In the South or the developing world or the third world, wherever we reside these days, life happens. Teenagers experiment. University graduates struggle to find employment. Systems fail hardworking parents. Debt is real and unlike the dream microfinance attempts to sell, it can amount to an elected form of prison for an income-earning person. This happens everywhere. And so even as less of our children die at birth and more of our homes are lit with electricity, we still struggle to ensure that other family members do not die of treatable diseases. And true to the nature of life, we don’t always win. And this is okay. It’s okay because we’re people, who are trying and failing, driven by a sense of both the past and the future.

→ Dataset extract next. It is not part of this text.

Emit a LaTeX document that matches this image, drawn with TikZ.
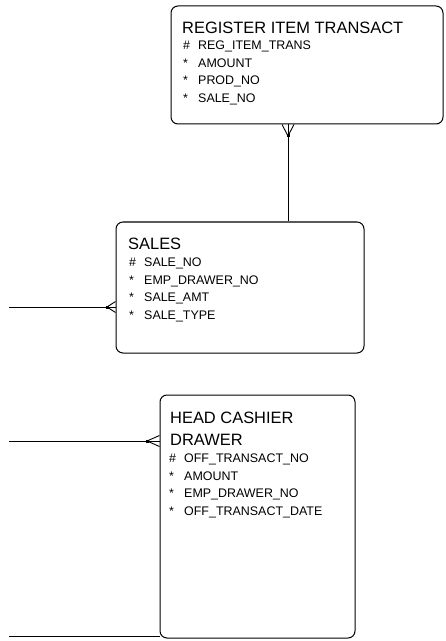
\documentclass[tikz,border=0pt]{standalone}
\usepackage{fontspec}
\setmainfont{Liberation Sans}
\newcommand{\attr}[2]{\makebox[15bp][l]{#1}#2}

\begin{document}
\begin{tikzpicture}[x=1bp,y=-1bp,
 entity/.style={draw=black,rectangle,rounded corners=7bp,line width=1bp,inner sep=0pt},
 title/.style={anchor=north west,inner sep=0pt,align=left,font=\fontsize{16.5}{22}\selectfont},
 attrs/.style={anchor=north west,inner sep=0pt,align=left,font=\fontsize{12.5}{17.5}\selectfont},
 rel/.style={black,line width=0.9bp},
 foot/.style={fill=black}]
\useasboundingbox (0,0) rectangle (446,641);
\node[entity,minimum width=272bp,minimum height=118bp] (reg) at (307,65) {};
\node[entity,minimum width=248bp,minimum height=131bp] (sales) at (240,287.5) {};
\node[entity,minimum width=195bp,minimum height=243bp] (head) at (257.5,516.5) {};
\node[title] (regtitle) at (182,22.2) {REGISTER ITEM TRANSACT};
\node[attrs] (regattrs) at (183,41) {\attr{\#}{REG\_ITEM\_TRANS}\\\attr{*}{AMOUNT}\\\attr{*}{PROD\_NO}\\\attr{*}{SALE\_NO}};
\node[title] (salestitle) at (128,238.2) {SALES};
\node[attrs] (salesattrs) at (129,258) {\attr{\#}{SALE\_NO}\\\attr{*}{EMP\_DRAWER\_NO}\\\attr{*}{SALE\_AMT}\\\attr{*}{SALE\_TYPE}};
\node[title] (headtitle) at (170,412.2) {HEAD CASHIER\\DRAWER};
\node[attrs] (headattrs) at (169,454) {\attr{\#}{OFF\_TRANSACT\_NO}\\\attr{*}{AMOUNT}\\\attr{*}{EMP\_DRAWER\_NO}\\\attr{*}{OFF\_TRANSACT\_DATE}};
% connection points
\coordinate (rdot) at (288,136);
\coordinate (sdot) at (107,307);
\coordinate (hdot) at (147,441);
\coordinate (sfree) at (9,307);
\coordinate (hfree) at (9,441);
\coordinate (bfree) at (9,636);
% register item transact -- sales
\draw[rel] (rdot) -- (rdot |- sales.north);
\draw[rel] ([xshift=-6bp]rdot |- reg.south) -- (rdot) -- ([xshift=6bp]rdot |- reg.south);
\draw[rel] (rdot) -- (rdot |- reg.south);
\fill[foot] ([shift={(-1.5bp,-1.5bp)}]rdot) rectangle ([shift={(1.5bp,1.5bp)}]rdot);
% into sales
\draw[rel] (sfree) -- (sdot);
\draw[rel] ([yshift=5.5bp]sdot -| sales.west) -- (sdot) -- ([yshift=-5.5bp]sdot -| sales.west);
\draw[rel] (sdot) -- (sdot -| sales.west);
\fill[foot] ([shift={(-1.5bp,-1.5bp)}]sdot) rectangle ([shift={(1.5bp,1.5bp)}]sdot);
% into head cashier drawer
\draw[rel] (hfree) -- (hdot);
\draw[rel] ([yshift=5.5bp]hdot -| head.west) -- (hdot) -- ([yshift=-5.5bp]hdot -| head.west);
\draw[rel] (hdot) -- (hdot -| head.west);
\fill[foot] ([shift={(-1.5bp,-1.5bp)}]hdot) rectangle ([shift={(1.5bp,1.5bp)}]hdot);
\draw[rel] (bfree) -- (bfree -| head.west);
\end{tikzpicture}
\end{document}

We’re human and the only thing that denies us our humanism is the notion of our states and ourselves as ‘developing’. Unlike the word and attendant industry suggest, we are not a people that will one day begin. We won’t begin when meet all HDI indicators. Our pasts won’t gain relevance once we’ve ‘overcome’ them. This is a construct of Development- a construct that leads to things like Millennium Villages and Africa’s Green Revolution. This development awaits a moment, ‘the end of poverty’. However, as our experiences make evident, getting out of the grip of oppression, injustice and inhumanness, is a process, one which I might argue, is life, everywhere and for everyone.